Course
Snowflake vs AWS: Choosing the Right Cloud Data Warehouse Solution
Snowflake and Amazon Web Services (AWS) are two of the biggest names in cloud computing. If you are a data engineer or a cloud architect, you might be familiar with one or the other, if not both.
In this article, I'll help you understand the pros and cons of both Snowflake and AWS. I've been lucky in my career to have the opportunity to use both tools, so I'm happy to share from own experience which one I think is better for different use cases so you can try and make a decision about which tool to use, or which to use for your business, if you are making the decision.
Before we get started, if you find that you have another question, about the difference between private cloud and public cloud options, I recommend this DataCamp resource: Private Cloud vs. Public Cloud.
Why Are Cloud Data Warehouses Important?
Cloud data warehouses are important because they offer scalable, flexible, and cost-effective solutions for storing and analyzing large volumes of data. They enable businesses to derive insights from their data without the need for significant infrastructure investments or maintenance. With the ability to handle complex queries and large datasets efficiently, cloud data warehouses have become the backbone of modern data analytics.
If you are totally new to the concepts of cloud infrastructure, you can learn more about the subject with our comprehensive Data Warehousing course.
What Is Snowflake?
Snowflake is a cloud-based data warehousing solution that provides a fully managed service designed for modern data needs. It offers unique architecture, allowing for the separation of storage and compute, which enables flexible scaling and efficient resource utilization.
Snowflake supports various data types and provides robust performance, concurrency, and simplicity, making it a preferred choice for many data-centric organizations.
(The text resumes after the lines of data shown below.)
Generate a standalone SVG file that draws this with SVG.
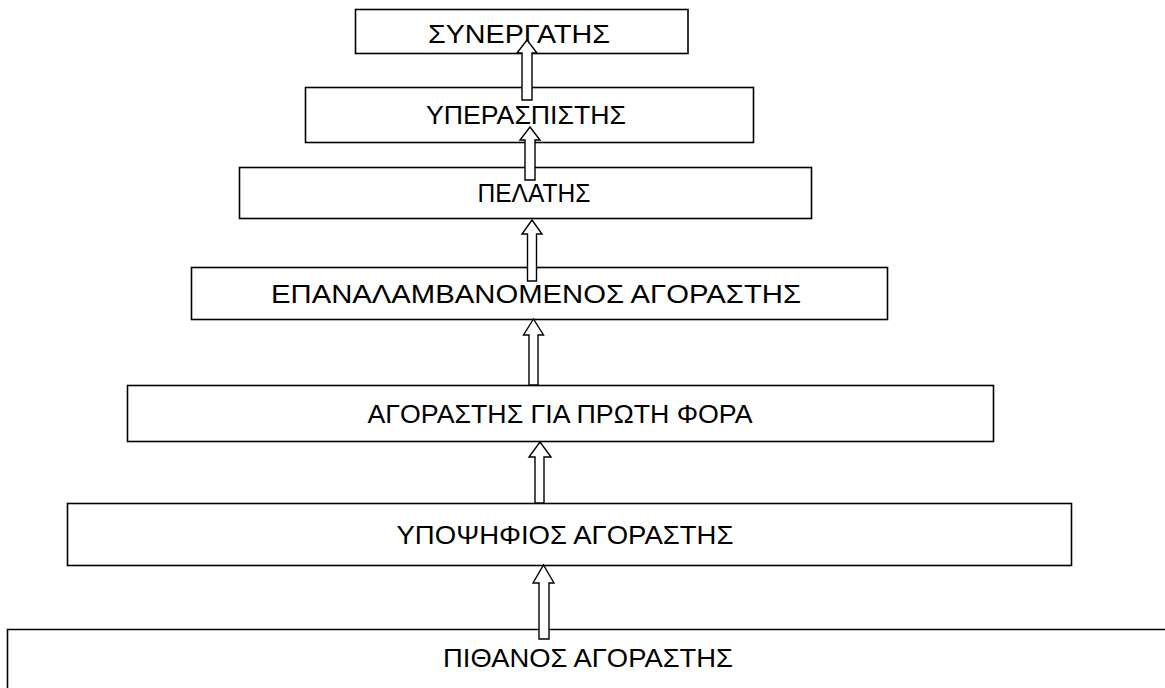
<svg xmlns="http://www.w3.org/2000/svg" width="1165" height="688" viewBox="0 0 1165 688">
  <style>
    .box { fill: #ffffff; stroke: #000000; stroke-width: 1.6; }
    .lbl { font-family: "Liberation Sans", Arial, sans-serif; font-size: 26px; fill: #000000; text-anchor: middle; }
    .arrow { fill: #ffffff; stroke: #000000; stroke-width: 1.4; stroke-linejoin: miter; }
  </style>
  <rect width="1165" height="688" fill="#ffffff"/>

  <!-- stage boxes, top of the ladder first -->
  <g id="synergatis">
    <rect class="box" x="355.5" y="9.5" width="332.5" height="44"/>
    <text class="lbl" x="519" y="43" textLength="182" lengthAdjust="spacingAndGlyphs">ΣΥΝΕΡΓΑΤΗΣ</text>
  </g>
  <g id="yperaspistis">
    <rect class="box" x="305.5" y="87.5" width="448" height="55"/>
    <text class="lbl" x="526" y="124" textLength="200" lengthAdjust="spacingAndGlyphs">ΥΠΕΡΑΣΠΙΣΤΗΣ</text>
  </g>
  <g id="pelatis">
    <rect class="box" x="239.5" y="167.5" width="572" height="51"/>
    <text class="lbl" x="534" y="202" textLength="113" lengthAdjust="spacingAndGlyphs">ΠΕΛΑΤΗΣ</text>
  </g>
  <g id="epanalamvanomenos">
    <rect class="box" x="191.5" y="267.5" width="696" height="52"/>
    <text class="lbl" x="536" y="303" textLength="530" lengthAdjust="spacingAndGlyphs">ΕΠΑΝΑΛΑΜΒΑΝΟΜΕΝΟΣ ΑΓΟΡΑΣΤΗΣ</text>
  </g>
  <g id="proti-fora">
    <rect class="box" x="127.5" y="385.5" width="866" height="56"/>
    <text class="lbl" x="560" y="423" textLength="385" lengthAdjust="spacingAndGlyphs">ΑΓΟΡΑΣΤΗΣ ΓΙΑ ΠΡΩΤΗ ΦΟΡΑ</text>
  </g>
  <g id="ypopsifios">
    <rect class="box" x="67.5" y="503.5" width="1004" height="62"/>
    <text class="lbl" x="565" y="544" textLength="337" lengthAdjust="spacingAndGlyphs">ΥΠΟΨΗΦΙΟΣ ΑΓΟΡΑΣΤΗΣ</text>
  </g>
  <g id="pithanos">
    <path class="box" d="M7.5 700 V629.5 H1170 V700"/>
    <text class="lbl" x="588" y="667" textLength="290" lengthAdjust="spacingAndGlyphs">ΠΙΘΑΝΟΣ ΑΓΟΡΑΣΤΗΣ</text>
  </g>

  <!-- hollow block arrows climbing from each stage to the next -->
  <g id="connectors">
    <polygon class="arrow" points="527,40 537,53 532,53 532,100 522,100 522,53 517,53"/>
    <polygon class="arrow" points="530,127 540,140 535,140 535,180 525,180 525,140 520,140"/>
    <polygon class="arrow" points="532,220 542,234 536.5,234 536.5,281 527.5,281 527.5,234 522,234"/>
    <polygon class="arrow" points="533.5,319 543.5,335 538,335 538,385 529,385 529,335 523.5,335"/>
    <polygon class="arrow" points="540,442 551,457 544,457 544,503 535,503 535,457 529,457"/>
    <polygon class="arrow" points="543.5,565 554,583 549,583 549,639 539,639 539,583 533,583"/>
  </g>
</svg>
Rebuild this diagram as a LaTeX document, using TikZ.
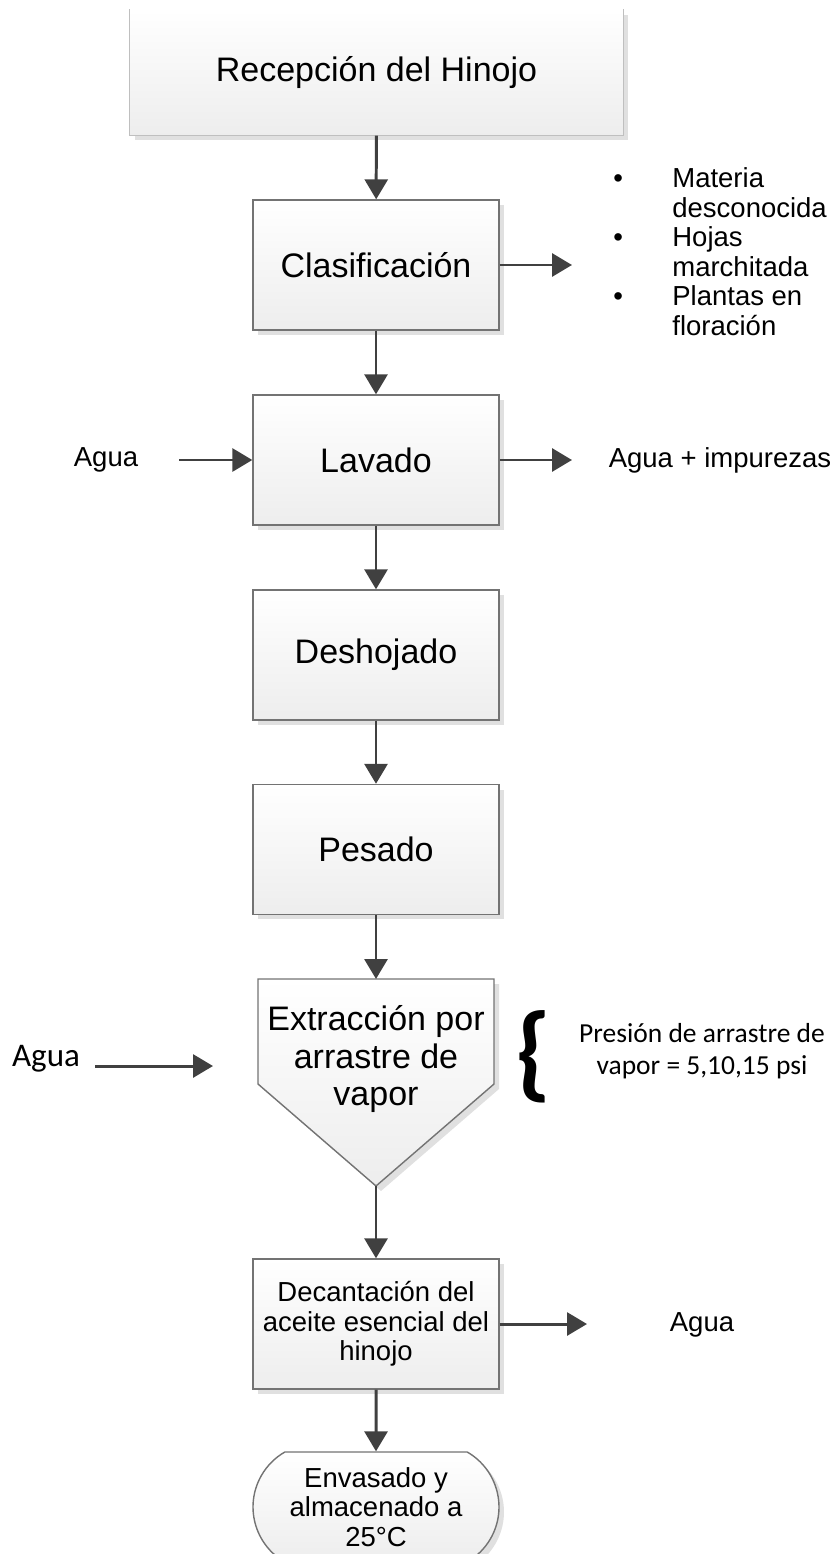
\documentclass[tikz,border=0pt]{standalone}
\usepackage{fontspec}
\setmainfont{Liberation Sans}
\newfontfamily\calibri{Carlito}
\usetikzlibrary{arrows.meta,shadows,shapes.misc}

\newcommand{\bigtxt}{\fontsize{19.35}{21.06}\selectfont}
\newcommand{\smalltxt}{\fontsize{15.65}{16.8}\selectfont}
\newcommand{\blt}{\makebox[33.6pt][l]{\textbullet}}
\newcommand{\lstind}{\hspace*{33.6pt}}

\tikzset{
  procshape/.style={draw=black!55, line width=0.8pt, top color=white, bottom color=black!7,
    general shadow={shadow xshift=0.1cm, shadow yshift=-0.1cm, fill=black!12}},
  procbox/.style={procshape, rectangle, minimum width=4.92cm, minimum height=2.6cm,
    inner sep=0pt, align=center, font=\bigtxt},
  flow/.style={draw=black!75, line width=1.7pt, -{Triangle[length=0.4cm, width=0.46cm]}},
  lbl/.style={inner sep=0pt, align=center, font=\smalltxt},
}

\begin{document}
\begin{tikzpicture}[x=0.02cm, y=-0.02cm]
    \useasboundingbox (0,0) rectangle (835,1554);

    % Main column of steps
    \node[procbox, draw=none, minimum width=9.86cm, minimum height=2.5cm] (rec) at (376.5,72.5) {Recepción del Hinojo};
    \draw[draw=black!25, line width=0.8pt] (rec.north west) -- (rec.south west) -- (rec.south east) -- (rec.north east);
    \node[procbox] (cla) at (376,265) {Clasificación};
    \node[procbox] (lav) at (376,460) {Lavado};
    \node[procbox] (des) at (376,655) {Deshojado};
    \node[procbox] (pes) at (376,849.5) {Pesado};

    % Extraction vessel (box with pointed bottom)
    \coordinate (ext-n) at (376,979);
    \coordinate (ext-s) at (376,1186);
    \coordinate (ext-w) at (213,1066);
    \path[procshape] (258,979) -- (494,979) -- (494,1084) -- (ext-s) -- (258,1084) -- cycle;
    \node[lbl, font=\bigtxt] (ext) at (376,1059) {Extracción por\\arrastre de\\vapor};

    \node[procbox, font=\smalltxt] (dec) at (376,1324) {Decantación del\\aceite esencial del\\hinojo};
    \node[procbox, rounded rectangle, rounded rectangle arc length=120, minimum height=2.2cm,
      font=\smalltxt] (env) at (376,1507) {Envasado y\\almacenado a\\25°C};

    % Vertical flow
    \foreach \a/\b in {rec/cla, cla/lav, lav/des, des/pes, dec/env}
        \draw[flow] (\a) -- (\b);
    \draw[flow] (pes) -- (ext-n);
    \draw[flow] (ext-s) -- (dec);

    % Side streams
    \coordinate (cla-out) at (572,265);
    \draw[flow] (cla) -- (cla-out);
    \node[lbl, anchor=west, align=left] (lst) at (613,251.5)
        {\blt Materia\\\lstind desconocida\\\blt Hojas\\\lstind marchitada\\\blt Plantas en\\\lstind floración};

    \node[lbl] (agua1) at (106,460) {Agua};
    \coordinate (agua1-in) at (179,460);
    \draw[flow] (agua1-in) -- (lav);
    \coordinate (lav-out) at (572,460);
    \draw[flow] (lav) -- (lav-out);
    \node[lbl] (imp) at (720,460) {Agua + impurezas};

    \node[lbl, font=\calibri\fontsize{18.8}{20}\selectfont] (agua2) at (46,1059) {Agua};
    \coordinate (agua2-in) at (95,1066);
    \draw[flow] (agua2-in) -- (ext-w);
    \node[inner sep=0pt, font=\calibri\bfseries\fontsize{60}{60}\selectfont] (brc) at (534,1057) {\{};
    \node[lbl, font=\calibri\fontsize{15.65}{18.2}\selectfont] (pres) at (702,1051) {Presión de arrastre de\\vapor = 5,10,15 psi};

    \coordinate (dec-out) at (587,1324);
    \draw[flow] (dec) -- (dec-out);
    \node[lbl] (agua3) at (702,1325) {Agua};
\end{tikzpicture}
\end{document}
Snowflake key features and services
Let’s explore Snowflake’s key features:
- Unique Architecture: Snowflake's architecture is designed to separate storage and compute, allowing independent scaling of each. This means you can scale up compute resources to handle heavy workloads without affecting the storage capacity and vice versa, ensuring cost efficiency and performance optimization.
- Multi-Cloud Capabilities: Snowflake is a multi-cloud platform, available on AWS, Microsoft Azure, and Google Cloud. This flexibility allows organizations to leverage their preferred cloud provider or distribute their data warehousing needs across multiple clouds for redundancy and regional optimization.
- Data Sharing and Collaboration: Snowflake offers a unique feature called the Snowflake Data Marketplace, which enables secure and easy data sharing and collaboration across different organizations and ecosystems without the need to copy or move data.
- Automatic Scaling and Management: Snowflake provides automatic scaling of compute resources based on workload demands. This elasticity ensures consistent performance without manual intervention. Additionally, it requires minimal administrative effort, with automated tasks like tuning, backups, and updates.
- Support for Diverse Data Types: Snowflake supports structured and semi-structured data, including JSON, Avro, Parquet, and XML, enabling seamless ingestion and querying of varied data types without the need for complex transformations.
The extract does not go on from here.